Not all readers will agree that they succeed in this quest, but the journey rewards all who travel along. For teachers, Burk & Lemley’s initial summary of the patent system (pp. 7-20) provides an excellent reading assignment for any law or applied sciences class on patent law. For scholars, the authors helpfully summarize the literature(s) on industry-specificity in innovation and patenting strategies, and they argue that this diversity helps explain the diversity in theoretical justifications for the patent system.

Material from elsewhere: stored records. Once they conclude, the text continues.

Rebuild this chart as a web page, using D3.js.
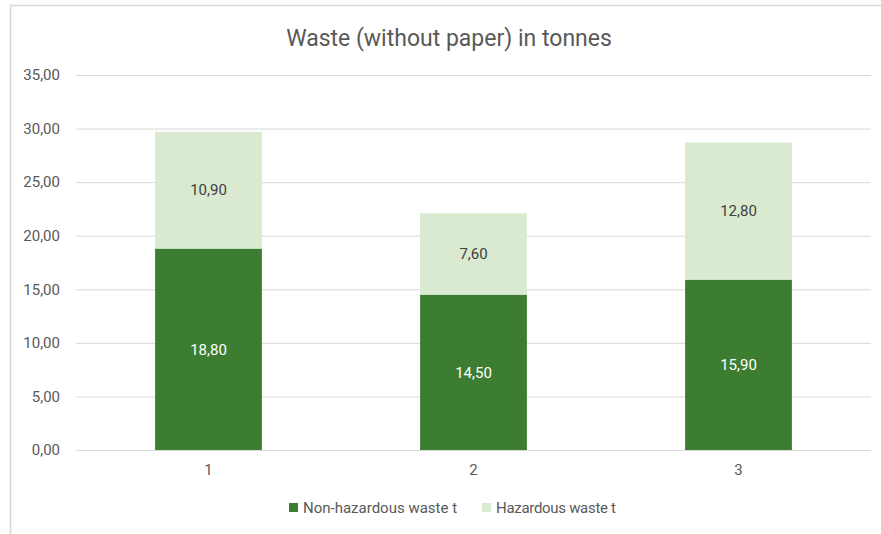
<!DOCTYPE html>
<html><head><meta charset="utf-8">
<script src="https://cdn.jsdelivr.net/npm/d3@7"></script>
<style>body{margin:0;background:#fff;}svg{display:block;font-family:Roboto, "Noto Sans", sans-serif;}</style>
</head><body>
<svg id="c" width="881" height="534"></svg>
<script>
const categories = ["1","2","3"];
const seriesNames = ["Non-hazardous waste t","Hazardous waste t"];
const nonHazardous = [18.8, 14.5, 15.9];
const hazardous = [10.9, 7.6, 12.8];
const yTicks = [0,5,10,15,20,25,30,35];
const title = "Waste (without paper) in tonnes";
const colors = ["#3D7D32","#DAEAD1"];

const svg = d3.select("#c");
// chart frame
svg.append("rect").attr("x",10.5).attr("y",5.5).attr("width",900).attr("height",600)
  .attr("fill","#fff").attr("stroke","#d9d9d9").attr("stroke-width",1.5);

const m = {left:76, right:871, top:75, bottom:450};
const x = d3.scaleBand().domain(categories).range([m.left, m.right]).padding(0);
const y = d3.scaleLinear().domain([0,35]).range([m.bottom, m.top]);
const fmt = v => d3.format(".2f")(v).replace(".", ",");

// gridlines
svg.append("g").selectAll("line").data(yTicks).join("line")
  .attr("x1",m.left).attr("x2",m.right)
  .attr("y1",d=>y(d)+0.5).attr("y2",d=>y(d)+0.5)
  .attr("stroke","#d9d9d9").attr("stroke-width",1);

// y axis labels
const yAxis = d3.axisLeft(y).tickValues(yTicks).tickFormat(fmt).tickSize(0).tickPadding(16);
const ya = svg.append("g").attr("transform",`translate(${m.left},0)`).call(yAxis);
ya.select(".domain").remove();
ya.selectAll("text").attr("fill","#595959").style("font-size","15px").style("font-family","Roboto");

// x axis labels
const xAxis = d3.axisBottom(x).tickSize(0).tickPadding(14);
const xa = svg.append("g").attr("transform",`translate(0,${m.bottom})`).call(xAxis);
xa.select(".domain").remove();
xa.selectAll("text").attr("fill","#595959").style("font-size","15px").style("font-family","Roboto");

const stackData = categories.map((c,i)=>({cat:c, a:nonHazardous[i], b:hazardous[i]}));
const stack = d3.stack().keys(["a","b"])(stackData);
const bw = x.bandwidth()*0.403;

stack.forEach((layer, li) => {
  const g = svg.append("g");
  g.selectAll("rect").data(layer).join("rect")
    .attr("x", d => x(d.data.cat) + x.bandwidth()/2 - bw/2)
    .attr("width", bw)
    .attr("y", d => y(d[1]))
    .attr("height", d => y(d[0]) - y(d[1]))
    .attr("fill", colors[li]);
  g.selectAll("text").data(layer).join("text")
    .attr("x", d => x(d.data.cat) + x.bandwidth()/2)
    .attr("y", d => (y(d[0]) + y(d[1]))/2)
    .attr("dy","0.35em")
    .attr("text-anchor","middle")
    .attr("fill", li===0 ? "#ffffff" : "#404040")
    .style("font-size","15px")
    .text(d => fmt(d[1]-d[0]));
});

// title
svg.append("text").attr("x",449).attr("y",38).attr("dy","0.35em").attr("text-anchor","middle")
  .attr("fill","#595959").style("font-size","23px").text(title);

// legend
const legendX = [289, 482];
const lg = svg.append("g");
seriesNames.forEach((n,i)=>{
  lg.append("rect").attr("x",legendX[i]).attr("y",503).attr("width",9).attr("height",9).attr("fill",colors[i]);
  lg.append("text").attr("x",legendX[i]+14).attr("y",507.5).attr("dy","0.35em")
    .attr("fill","#595959").style("font-size","15px")
    .style("letter-spacing", i===0 ? "0px" : "-0.3px").text(n);
});
</script>
</body></html>
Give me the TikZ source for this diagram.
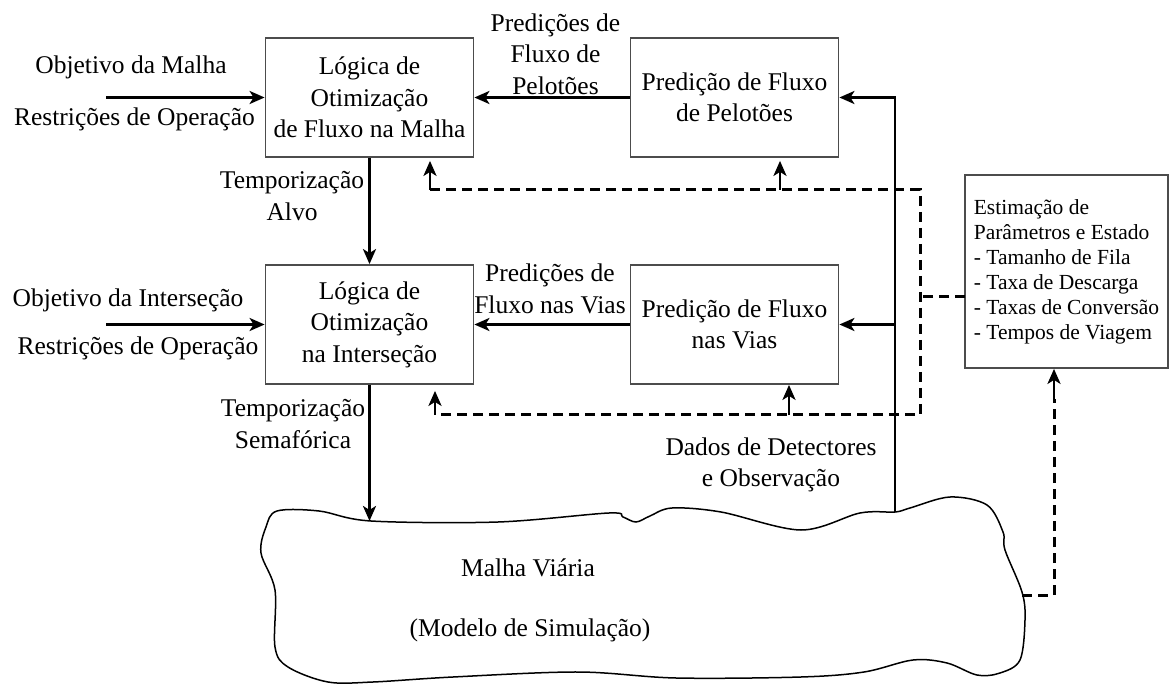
\documentclass[tikz,border=0pt]{standalone}
\usepackage{fontspec}
\setmainfont{Liberation Serif}
\usetikzlibrary{arrows.meta}
\newcommand{\fonte}{\fontsize{25.5}{31.5}\selectfont}
\newcommand{\fontep}{\fontsize{21.5}{25}\selectfont}
\begin{document}
\begin{tikzpicture}[x=1pt,y=-1pt,
	bloco/.style={draw=black!70,line width=1.8pt,minimum width=208pt,minimum height=119pt,align=center,font=\fonte,inner sep=2pt},
	rotulo/.style={align=center,font=\fonte,inner sep=0pt},
	seta/.style={line width=2.8pt,-{Stealth[length=15pt,width=13pt,inset=4pt]}},
	tracejado/.style={line width=3pt,dash pattern=on 10pt off 6pt}]
			\useasboundingbox (0,0) rectangle (1173,684);
			\node[bloco] (otmalha) at (369.5,97.5) {Lógica de\\Otimização\\de Fluxo na Malha};
			\node[bloco] (predpel) at (734.5,97.5) {Predição de Fluxo\\de Pelotões};
			\node[bloco] (otint) at (369.5,324.5) {Lógica de\\Otimização\\na Interseção};
			\node[bloco] (predvias) at (734.5,324.5) {Predição de Fluxo\\nas Vias};
			\node[bloco,minimum width=203pt,minimum height=193pt,align=left,font=\fontep] (estim) at (1066.5,271.5) {Estimação de\\Parâmetros e Estado\\- Tamanho de Fila\\- Taxa de Descarga\\- Taxas de Conversão\\- Tempos de Viagem};
			\node[rotulo] (objmalha) at (131,67) {Objetivo da Malha};
			\node[rotulo] (restmalha) at (134.5,119) {Restrições de Operação};
			\node[rotulo] (objint) at (128,300) {Objetivo da Interseção};
			\node[rotulo] (restint) at (138,348) {Restrições de Operação};
			\node[rotulo] (tempalvo) at (292,196) {Temporização\\Alvo};
			\node[rotulo] (tempsem) at (293,424) {Temporização\\Semafórica};
			\node[rotulo] (predpelrot) at (555.5,54) {Predições de\\Fluxo de\\Pelotões};
			\node[rotulo] (predviasrot) at (550,289) {Predições de\\Fluxo nas Vias};
			\node[rotulo] (dados) at (771,465) {Dados de Detectores\\e Observação};
			\draw[line width=1.5pt] plot[smooth cycle,tension=0.55] coordinates {(277,511) (319,511) (371,521) (498,522) (609,513) (623,517) (636,522) (650,516) (672,508) (721,512) (801,530) (860,513) (895,512) (910,508) (950,497) (987,505) (1003,532) (1005,550) (1022,592) (1025,620) (1020,660) (1000,673) (977,675) (947,663) (913,660) (864,672) (801,677) (676,678) (578,672) (453,677) (373,682) (328,682) (288,667) (275,647) (275,590) (261,553) (266,527)};
			\node[rotulo] (malha) at (528,568) {Malha Viária};
			\node[rotulo] (modelo) at (530,630) {(Modelo de Simulação)};
			\coordinate (entmalha) at (106,97.5);
			\coordinate (entint) at (106,324.5);
			\coordinate (topo) at (369.5,521);
			\coordinate (detect) at (895,512);
			\coordinate (nuvemdir) at (1022,595);
			\coordinate (cantosup) at (920,190);
			\coordinate (cantoinf) at (920,415);
			\coordinate (saiest) at (965,297);
			\coordinate (dobraA) at (430,190);
			\coordinate (dobraP1) at (780,190);
			\coordinate (dobraB) at (435,415);
			\coordinate (dobraP2) at (789,415);
			\coordinate (dobraE) at (1054,595);
			\draw[seta] (entmalha) -- (otmalha);
			\draw[seta] (entint) -- (otint);
			\draw[seta] (predpel) -- (otmalha);
			\draw[seta] (predvias) -- (otint);
			\draw[seta] (otmalha) -- (otint);
			\draw[seta] (otint) -- (topo);
			\draw[seta] (detect) |- (predpel.east);
			\draw[seta] (detect |- predvias.east) -- (predvias.east);
			\draw[tracejado] (saiest) -- (saiest -| cantosup);
			\draw[tracejado] (dobraA) -- (cantosup) -- (cantoinf) -- (dobraB);
			\draw[tracejado] (nuvemdir) -- (dobraE) -- ([yshift=-30pt]estim.south -| dobraE);
			\draw[seta] (dobraA) -- ([yshift=-3pt]dobraA |- otmalha.south);
			\draw[seta] (dobraP1) -- ([yshift=-3pt]dobraP1 |- predpel.south);
			\draw[seta] (dobraB) -- ([yshift=-6pt]dobraB |- otint.south);
			\draw[seta] (dobraP2) -- (dobraP2 |- predvias.south);
			\draw[seta] ([yshift=-30pt]estim.south -| dobraE) -- (estim.south -| dobraE);
\end{tikzpicture}
\end{document}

Now the argument. The authors first sweep aside the prospect that Congress can solve the crisis posed by industry diversity by reviewing the history of some industry-specific legislation and four years of failure to pass broader systemic reform because of warring industry coalitions. While Burk and Lemley raise many valid concerns and issues on this score, many readers, including this one, would need deeper institutional analysis and analysis of the economically more important legislative tailoring done by the Bayh-Dole Act and the Hatch-Waxman Act, respectively, before conceding the point.
Nonetheless, the heart of the argument is that the existing Patent Act confers upon federal courts, and in particular the U.S. Court of Appeals for the Federal Circuit, interpretive discretion to take account of salient economic and technological differences among innovators. This argument, which they first made in Policy Levers in Patent Law, 89 Va. L. Rev 1575 (2003), has been updated, extended, and strengthened by taking into account numerous intervening developments, including significant Supreme Court decisions, that further enlarge the scope of judicial discretion in the patent system.
The book closes with case studies of patent tailoring for inventions arising in the biotechnology and information technology industries. While again not all readers will accept these accounts, Burk and Lemley succinctly summarize the literature on the economic effects of patents in these fast-moving, economically significant sectors and challenge readers to think more deeply about how the law could more coherently and consistently adapt to the scientific and business realities in these sectors.
The authors acknowledge the limits of their argument by allowing that the courts should not use each and every flexible provision of the Patent Act to fashion industry-specific interpretations and that courts could not realistically do so even if so inclined in light of the dynamism and uncertain trajectories of the innovative sectors. But they challenge all who are interested in a well-functioning patent system to recognize the real differences in how innovators appropriate returns on their investments and the real costs of a one-size-fits-all approach to patent law imposed on the majority of these innovators. They show that at least in the domestic context, the federal courts have a range of tools available to play a more active and helpful role in responding to industry difference. Finally, they recognize that the argument is not complete, and they invite further analysis of innovation policy and institutional design options to respond to industry diversity.